MOSCOW, February 20 (Sputnik), Jonathan Rowson – Boris Johnson is poised to set out his plans for exiting England’s COVID-19 lockdown this coming Monday, and experts told Sputnik that the UK prime minister faces a delicate balancing act as economic pressures come up against public health concerns.

England has been under a nationwide lockdown, which allows individuals to leave their homes only for essential purposes or exercise, since January 6, as the government seeks to contain the spread of a new highly infectious COVID-19 variant first identified in southeast England.

The country set its single-day record for new positive tests on January 8, when more than 68,000 new cases were reported. However, the number of new cases reported daily has steadily declined since the reintroduction of lockdown measures, and the Department of Health and Social Care confirmed 12,027 new positive tests on Friday.

The UK’s mass immunization initiative has also gathered pace, and more than 16.8 million people in the country have received their first vaccine dose as of Thursday, according to government data.

Over recent days, a growing number of Conservative lawmakers have called for an end to the lockdown measures. One week ago, Tory member of parliament Steve Baker published a letter on Twitter, which he said was signed by 63 lawmakers, calling for an end to social distancing restrictions by May, once all the nine priority groups named by the Joint Committee on Vaccination and Immunisation have received at least one dose.


Speakers

Claire Hastie, a lecturer in public health at the University of Glasgow.
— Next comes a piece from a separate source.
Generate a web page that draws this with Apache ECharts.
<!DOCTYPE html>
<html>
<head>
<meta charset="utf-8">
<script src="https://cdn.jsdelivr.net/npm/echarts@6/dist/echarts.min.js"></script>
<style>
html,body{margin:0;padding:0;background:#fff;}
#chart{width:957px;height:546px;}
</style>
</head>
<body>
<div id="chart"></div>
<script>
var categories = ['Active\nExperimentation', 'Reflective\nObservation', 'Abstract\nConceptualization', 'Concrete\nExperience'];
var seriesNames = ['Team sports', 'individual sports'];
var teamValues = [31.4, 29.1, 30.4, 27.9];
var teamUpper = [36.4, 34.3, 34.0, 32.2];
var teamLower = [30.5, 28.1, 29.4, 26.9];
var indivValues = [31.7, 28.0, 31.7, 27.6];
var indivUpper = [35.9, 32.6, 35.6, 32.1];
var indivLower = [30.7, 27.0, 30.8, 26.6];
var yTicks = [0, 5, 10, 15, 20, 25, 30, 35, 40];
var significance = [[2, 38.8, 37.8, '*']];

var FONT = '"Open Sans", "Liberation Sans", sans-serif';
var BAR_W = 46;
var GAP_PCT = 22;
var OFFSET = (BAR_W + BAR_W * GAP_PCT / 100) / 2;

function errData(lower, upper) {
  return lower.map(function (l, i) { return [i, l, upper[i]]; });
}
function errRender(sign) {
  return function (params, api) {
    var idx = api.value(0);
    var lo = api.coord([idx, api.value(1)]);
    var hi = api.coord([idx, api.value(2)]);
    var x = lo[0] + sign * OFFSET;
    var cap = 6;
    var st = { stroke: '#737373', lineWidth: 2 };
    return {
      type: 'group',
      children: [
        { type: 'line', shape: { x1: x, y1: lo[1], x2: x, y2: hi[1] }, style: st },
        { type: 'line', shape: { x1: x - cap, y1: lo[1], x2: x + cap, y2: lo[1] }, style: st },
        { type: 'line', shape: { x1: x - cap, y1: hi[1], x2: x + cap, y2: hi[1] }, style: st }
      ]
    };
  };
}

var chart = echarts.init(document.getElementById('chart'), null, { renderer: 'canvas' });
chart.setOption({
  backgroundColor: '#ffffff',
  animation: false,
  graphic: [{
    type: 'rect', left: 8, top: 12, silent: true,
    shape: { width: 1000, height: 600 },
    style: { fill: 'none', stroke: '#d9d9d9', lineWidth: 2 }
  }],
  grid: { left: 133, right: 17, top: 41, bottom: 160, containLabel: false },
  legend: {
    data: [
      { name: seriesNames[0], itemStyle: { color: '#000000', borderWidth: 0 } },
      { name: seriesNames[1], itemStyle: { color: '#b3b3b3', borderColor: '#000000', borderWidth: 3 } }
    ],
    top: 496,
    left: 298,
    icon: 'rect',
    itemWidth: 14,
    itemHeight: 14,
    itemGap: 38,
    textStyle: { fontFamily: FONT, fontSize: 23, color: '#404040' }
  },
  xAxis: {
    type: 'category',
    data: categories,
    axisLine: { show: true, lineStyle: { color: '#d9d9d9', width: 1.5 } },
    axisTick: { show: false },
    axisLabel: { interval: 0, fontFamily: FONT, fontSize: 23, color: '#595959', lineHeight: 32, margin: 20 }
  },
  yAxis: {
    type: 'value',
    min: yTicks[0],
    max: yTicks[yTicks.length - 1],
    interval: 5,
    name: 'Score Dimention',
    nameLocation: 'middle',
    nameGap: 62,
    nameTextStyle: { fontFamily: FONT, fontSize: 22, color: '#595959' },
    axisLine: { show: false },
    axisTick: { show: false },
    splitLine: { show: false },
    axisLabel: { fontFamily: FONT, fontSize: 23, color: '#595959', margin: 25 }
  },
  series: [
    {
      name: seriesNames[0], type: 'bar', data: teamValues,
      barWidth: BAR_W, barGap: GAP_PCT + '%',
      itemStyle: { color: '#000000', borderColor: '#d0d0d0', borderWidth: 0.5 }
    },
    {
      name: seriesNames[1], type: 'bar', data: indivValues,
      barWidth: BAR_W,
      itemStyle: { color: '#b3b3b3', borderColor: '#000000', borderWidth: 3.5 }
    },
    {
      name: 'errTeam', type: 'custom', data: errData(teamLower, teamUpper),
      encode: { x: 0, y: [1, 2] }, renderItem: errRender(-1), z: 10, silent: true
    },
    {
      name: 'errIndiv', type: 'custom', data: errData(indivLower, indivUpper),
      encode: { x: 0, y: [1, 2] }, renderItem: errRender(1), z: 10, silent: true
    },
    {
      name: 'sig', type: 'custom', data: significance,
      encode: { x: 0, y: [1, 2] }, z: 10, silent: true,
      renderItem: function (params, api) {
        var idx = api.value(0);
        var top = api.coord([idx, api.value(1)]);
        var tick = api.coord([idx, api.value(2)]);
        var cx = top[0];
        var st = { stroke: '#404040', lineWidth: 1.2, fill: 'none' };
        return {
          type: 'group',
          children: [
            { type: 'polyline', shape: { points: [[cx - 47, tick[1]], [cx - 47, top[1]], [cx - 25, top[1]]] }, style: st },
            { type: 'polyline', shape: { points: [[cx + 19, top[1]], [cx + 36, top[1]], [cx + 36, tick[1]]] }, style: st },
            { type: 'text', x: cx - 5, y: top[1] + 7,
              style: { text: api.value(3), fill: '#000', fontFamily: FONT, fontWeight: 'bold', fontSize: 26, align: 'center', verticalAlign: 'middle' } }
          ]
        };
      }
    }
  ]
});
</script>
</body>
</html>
“The economic concerns are understandable, but in the long term, the overall economic cost will be less if governments work towards an elimination strategy … The danger is that, as COVID deaths decrease, there will be huge pressure to lift stay-at-home orders prematurely,” Hastie said.

David Hughes, an emeritus professor of public health at Swansea University.

“Nevertheless, it is a mistake to argue that there is a direct trade-off between public health measures (NPIs – nonpharmaceutical interventions) and damage to the economy. Rather I’d say we can only get the economy moving once we have controlled the pandemic,” Hughes stated.